Copy out the data below as written; omit any images.

>>>>>

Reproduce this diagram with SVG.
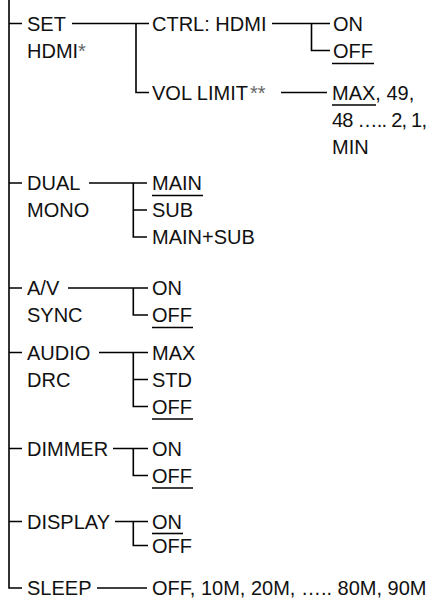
<svg xmlns="http://www.w3.org/2000/svg" width="430" height="599" viewBox="0 0 430 599">
<style>
text{font-family:"Liberation Sans",Arial,Helvetica,sans-serif;font-size:20px;fill:#111}
.a{fill:#666}
.c{stroke:#000;stroke-width:1.6;fill:none}
.u{stroke:#000;stroke-width:1.6}
</style>
<rect width="430" height="599" fill="#fff"/>
<g id="connectors" class="c">
<path d="M9,0 V588 H22"/>
<path d="M9,23.5 H22 M9,183 H22 M9,288 H22 M9,352.5 H22 M9,448.5 H22 M9,521.5 H22"/>
<path d="M72,23.5 H149 M136,23.5 V92.5 H149"/>
<path d="M272,23.5 H330 M311.5,23.5 V50.5 H330"/>
<path d="M281,92.5 H327"/>
<path d="M89,183 H147 M133.3,183 V237 H147 M133.3,210 H147"/>
<path d="M68,288 H148 M133.3,288 V315 H148"/>
<path d="M99,352.5 H148 M133.3,352.5 V406.5 H148 M133.3,379.5 H148"/>
<path d="M113,448.5 H148 M133.3,448.5 V475.5 H148"/>
<path d="M115,521.5 H148 M133.3,521.5 V545.5 H148"/>
<path d="M97,588 H147"/>
</g>
<g id="set-hdmi">
<text x="27" y="30.5">SET</text>
<text x="27" y="57.5">HDMI<tspan class="a">*</tspan></text>
</g>
<g id="ctrl-hdmi">
<text x="152" y="30.5">CTRL: HDMI</text>
<text x="333" y="30.5">ON</text>
<text x="333" y="57.5">OFF</text>
<line class="u" x1="332" y1="63.5" x2="374" y2="63.5"/>
</g>
<g id="vol-limit">
<text x="152" y="99.5">VOL LIMIT<tspan class="a" dx="2">**</tspan></text>
<text x="332" y="99.5">MAX, 49,</text>
<line class="u" x1="332" y1="105" x2="376" y2="105"/>
<text x="332" y="126.5" textLength="95" lengthAdjust="spacing">48 ….. 2, 1,</text>
<text x="332" y="153.5">MIN</text>
</g>
<g id="dual-mono">
<text x="27" y="190">DUAL</text>
<text x="27" y="217">MONO</text>
<text x="152" y="190">MAIN</text>
<line class="u" x1="152" y1="195.5" x2="203" y2="195.5"/>
<text x="152" y="217">SUB</text>
<text x="152" y="244">MAIN+SUB</text>
</g>
<g id="av-sync">
<text x="27" y="295">A/V</text>
<text x="27" y="322">SYNC</text>
<text x="152" y="295">ON</text>
<text x="152" y="322">OFF</text>
<line class="u" x1="152" y1="327.5" x2="193" y2="327.5"/>
</g>
<g id="audio-drc">
<text x="27" y="359.5">AUDIO</text>
<text x="27" y="386.5">DRC</text>
<text x="152" y="359.5">MAX</text>
<text x="152" y="386.5">STD</text>
<text x="152" y="413.5">OFF</text>
<line class="u" x1="152" y1="419" x2="193" y2="419"/>
</g>
<g id="dimmer">
<text x="27" y="455.5">DIMMER</text>
<text x="152" y="455.5">ON</text>
<text x="152" y="482.5">OFF</text>
<line class="u" x1="152" y1="488" x2="193" y2="488"/>
</g>
<g id="display">
<text x="27" y="528.5">DISPLAY</text>
<text x="152" y="528.5">ON</text>
<line class="u" x1="152" y1="533.5" x2="183" y2="533.5"/>
<text x="152" y="552.5">OFF</text>
</g>
<g id="sleep">
<text x="27" y="595">SLEEP</text>
<text x="152" y="595">OFF, 10M, 20M, ….. 80M, 90M</text>
</g>
</svg>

<<<<<

--- The response ---
Reproduce this diagram with SVG.
<svg xmlns="http://www.w3.org/2000/svg" width="430" height="599" viewBox="0 0 430 599">
<style>
text{font-family:"Liberation Sans",Arial,Helvetica,sans-serif;font-size:20px;fill:#111}
.a{fill:#666}
.c{stroke:#000;stroke-width:1.6;fill:none}
.u{stroke:#000;stroke-width:1.6}
</style>
<rect width="430" height="599" fill="#fff"/>
<g id="connectors" class="c">
<path d="M9,0 V588 H22"/>
<path d="M9,23.5 H22 M9,183 H22 M9,288 H22 M9,352.5 H22 M9,448.5 H22 M9,521.5 H22"/>
<path d="M72,23.5 H149 M136,23.5 V92.5 H149"/>
<path d="M272,23.5 H330 M311.5,23.5 V50.5 H330"/>
<path d="M281,92.5 H327"/>
<path d="M89,183 H147 M133.3,183 V237 H147 M133.3,210 H147"/>
<path d="M68,288 H148 M133.3,288 V315 H148"/>
<path d="M99,352.5 H148 M133.3,352.5 V406.5 H148 M133.3,379.5 H148"/>
<path d="M113,448.5 H148 M133.3,448.5 V475.5 H148"/>
<path d="M115,521.5 H148 M133.3,521.5 V545.5 H148"/>
<path d="M97,588 H147"/>
</g>
<g id="set-hdmi">
<text x="27" y="30.5">SET</text>
<text x="27" y="57.5">HDMI<tspan class="a">*</tspan></text>
</g>
<g id="ctrl-hdmi">
<text x="152" y="30.5">CTRL: HDMI</text>
<text x="333" y="30.5">ON</text>
<text x="333" y="57.5">OFF</text>
<line class="u" x1="332" y1="63.5" x2="374" y2="63.5"/>
</g>
<g id="vol-limit">
<text x="152" y="99.5">VOL LIMIT<tspan class="a" dx="2">**</tspan></text>
<text x="332" y="99.5">MAX, 49,</text>
<line class="u" x1="332" y1="105" x2="376" y2="105"/>
<text x="332" y="126.5" textLength="95" lengthAdjust="spacing">48 ….. 2, 1,</text>
<text x="332" y="153.5">MIN</text>
</g>
<g id="dual-mono">
<text x="27" y="190">DUAL</text>
<text x="27" y="217">MONO</text>
<text x="152" y="190">MAIN</text>
<line class="u" x1="152" y1="195.5" x2="203" y2="195.5"/>
<text x="152" y="217">SUB</text>
<text x="152" y="244">MAIN+SUB</text>
</g>
<g id="av-sync">
<text x="27" y="295">A/V</text>
<text x="27" y="322">SYNC</text>
<text x="152" y="295">ON</text>
<text x="152" y="322">OFF</text>
<line class="u" x1="152" y1="327.5" x2="193" y2="327.5"/>
</g>
<g id="audio-drc">
<text x="27" y="359.5">AUDIO</text>
<text x="27" y="386.5">DRC</text>
<text x="152" y="359.5">MAX</text>
<text x="152" y="386.5">STD</text>
<text x="152" y="413.5">OFF</text>
<line class="u" x1="152" y1="419" x2="193" y2="419"/>
</g>
<g id="dimmer">
<text x="27" y="455.5">DIMMER</text>
<text x="152" y="455.5">ON</text>
<text x="152" y="482.5">OFF</text>
<line class="u" x1="152" y1="488" x2="193" y2="488"/>
</g>
<g id="display">
<text x="27" y="528.5">DISPLAY</text>
<text x="152" y="528.5">ON</text>
<line class="u" x1="152" y1="533.5" x2="183" y2="533.5"/>
<text x="152" y="552.5">OFF</text>
</g>
<g id="sleep">
<text x="27" y="595">SLEEP</text>
<text x="152" y="595">OFF, 10M, 20M, ….. 80M, 90M</text>
</g>
</svg>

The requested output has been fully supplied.